KENNEWICK -- Things have slowed down a bit, so in the spirit of the upcoming haunting holiday, I thought I'd take the opportunity to interview a hobo spider.
I must admit that meeting with this rather large and hairy arachnid was a bit disconcerting, but garden journalists like me are willing to forge ahead in the face of danger.
Mr. Hobo Spider, you used to be known as the Aggressive House Spider, but then you changed your name. How come?
A: Actually I was misnamed the "Agressive House Spider" because uninformed people translated my scientific name, Tegenaria agrestis, to mean "aggressive." A correct translation of my Latin name means "mat weaver of the fields." I was given the name of "hobo spider" by Rebecca J. Vest who worked with her husband Darwin Vest, the researcher who performed the original research on me and my reportedly poisonous bite. Despite this earlier defamation of my character, I am not an aggressive spider!
Q: Why hobo spider?
A: You'd have to ask Rebecca, but I suspect it's because my family is reported to have migrated here from Western Europe through the Port of Seattle sometime before the Great Depression, most likely hitchhiking as egg cases on cargo from the rural areas of Europe. In Europe, my family tends to only be found outdoors in the fields, not indoors or close to homes. I'm now found in Washington, Oregon, Idaho, Utah, Wyoming, Montana and Colorado. I'm often encountered around the foundations of homes and beneath objects in the garden and landscape. I'm also found inside Tri-City homes in late summer.
Q: Why come inside if you aren't aggressive?
A: Late summer to early fall is mating time for hobo spiders. As a male, I search far and wide for a female mate and that includes coming indoors.
You have a rather large family. How many types of you are there?
You're right, my family, Agelenidae, known as the funnel-web weaver family is large. There are more than 500 species of funnel-web weavers around the world with 300 species in North America. We make a web that resembles a funnel.
Q: Do you all look alike?
A: Some of us are quite similar in appearance, especially my closer cousins in the Tegenaria genus. I'm embarrassed to admit that experts have to compare our genitalia to tell us apart. If you want to know more, you can go to this link to determine the difference between me and other look-a-like spiders: PLS 116 at www.puyallup.wsu.edu/plantclinic/resources/pls-res.html.
Q: You are reported to cause a bite that resembles that of a brown recluse. Is this true?
A: For years now, we hobo spiders have been blamed for biting humans and causing a necrotic wound with our venom. Our bites are supposedly similar to those caused by the bite of the brown recluse spider. However, the brown recluse doesn't reside anywhere in the Northwest. A recent research study of the venom of both U.S, and European Tegenaria agrestis showed that neither of our venoms causes skin lesions in rabbits, contrary to a much earlier study of our U.S. venom.
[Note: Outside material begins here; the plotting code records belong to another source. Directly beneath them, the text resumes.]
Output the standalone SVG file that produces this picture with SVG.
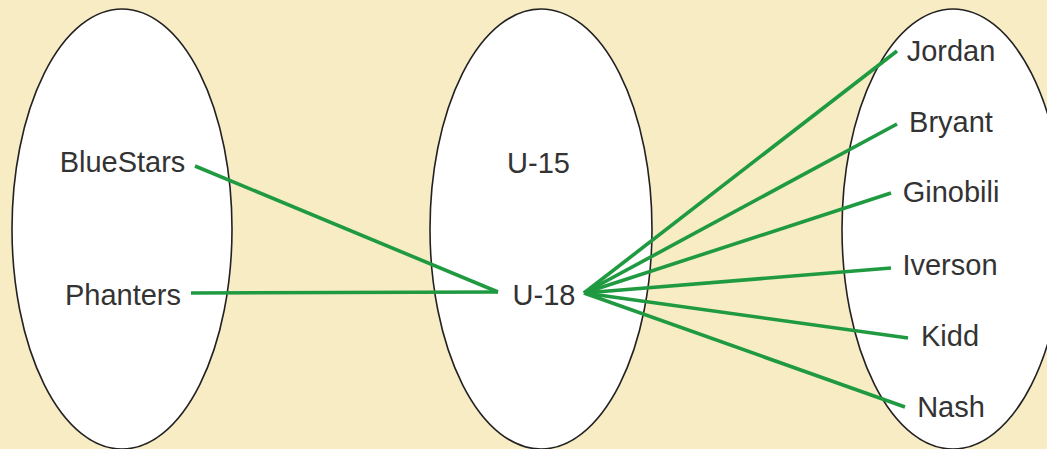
<svg xmlns="http://www.w3.org/2000/svg" width="1047" height="449" viewBox="0 0 1047 449">
<style>
.set{fill:#ffffff;stroke:#222222;stroke-width:1.6}
.lbl{font-family:"Liberation Sans",Arial,sans-serif;font-size:29px;fill:#333333;text-anchor:middle}
.edge{stroke:#1f9a40;stroke-width:3.6;stroke-linecap:butt;fill:none}
</style>
<rect x="0" y="0" width="1047" height="449" fill="#f8ecc5"/>
<g id="set-teams"><ellipse class="set" cx="122" cy="229" rx="110" ry="220"/></g>
<g id="set-categories"><ellipse class="set" cx="541" cy="229" rx="111" ry="220"/></g>
<g id="set-players"><ellipse class="set" cx="953" cy="229" rx="111" ry="220"/></g>
<g id="connectors">
<line class="edge" x1="195" y1="166" x2="498" y2="292"/>
<line class="edge" x1="191" y1="293" x2="498" y2="292"/>
<line class="edge" x1="584" y1="293" x2="897" y2="51"/>
<line class="edge" x1="584" y1="293" x2="897" y2="124"/>
<line class="edge" x1="584" y1="293" x2="891" y2="193"/>
<line class="edge" x1="584" y1="293" x2="891" y2="268"/>
<line class="edge" x1="584" y1="293" x2="908" y2="338"/>
<line class="edge" x1="584" y1="293" x2="905" y2="407"/>
</g>
<g id="node-bluestars"><text class="lbl" x="122.5" y="172">BlueStars</text></g>
<g id="node-phanters"><text class="lbl" x="123" y="305">Phanters</text></g>
<g id="node-u15"><text class="lbl" x="538.5" y="173">U-15</text></g>
<g id="node-u18"><text class="lbl" x="544" y="305">U-18</text></g>
<g id="node-jordan"><text class="lbl" x="951" y="61">Jordan</text></g>
<g id="node-bryant"><text class="lbl" x="951" y="132">Bryant</text></g>
<g id="node-ginobili"><text class="lbl" x="951" y="202">Ginobili</text></g>
<g id="node-iverson"><text class="lbl" x="950" y="275">Iverson</text></g>
<g id="node-kidd"><text class="lbl" x="950" y="346">Kidd</text></g>
<g id="node-nash"><text class="lbl" x="951" y="417">Nash</text></g>
</svg>
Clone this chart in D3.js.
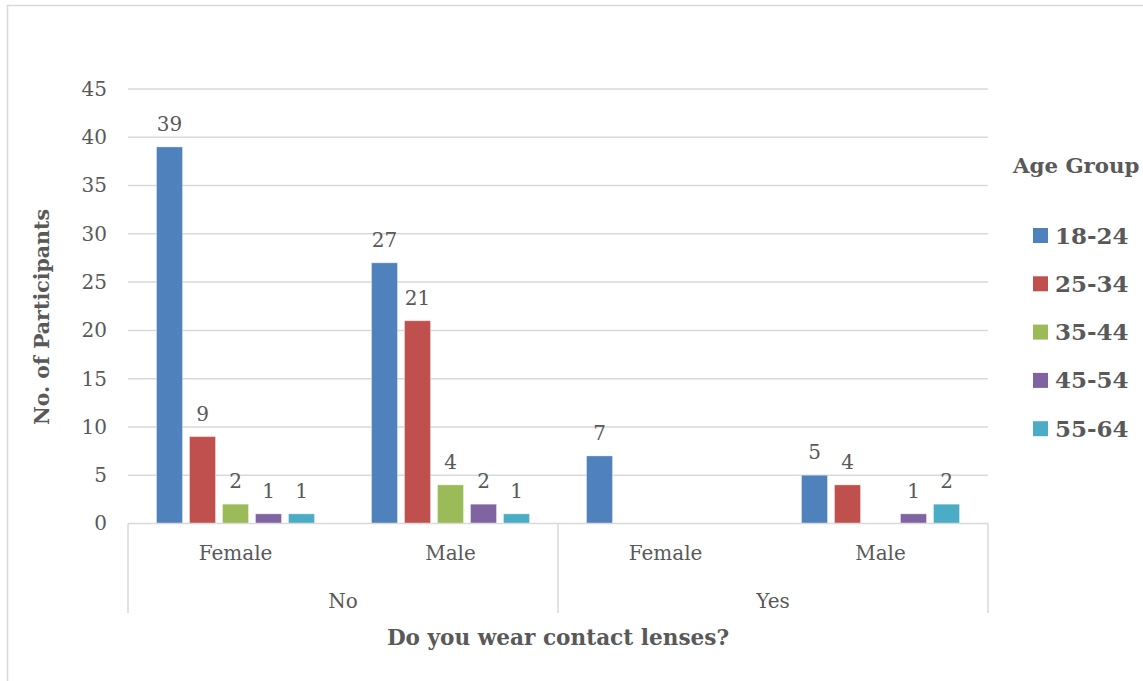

A review of medical literature reveals that there is only one verified hobo spider bite case that caused a necrotic skin lesion in a patient. There is doubt that my bite was the cause in this case because the patient also had a pre-existing medical condition that could have caused the lesion. So at this point, it's unclear if my bite causes necrotic skin lesions in humans or not.
Q: If not, what or who do researchers think might be responsible for such skin lesions?
A: It could be one of the insects that commonly bite humans for their blood. This includes ticks, fleas, bed bugs and others. There are also medical conditions that can cause similar necrotic wounds, such as a Staphylococcus bacterial skin infection or Lyme disease. I don't like to be blamed for something that's not my fault.
I wouldn't either.Thank you for your time.
* Marianne C. Ophardt is a horticulturist for the Washington State University Benton County Extension Office.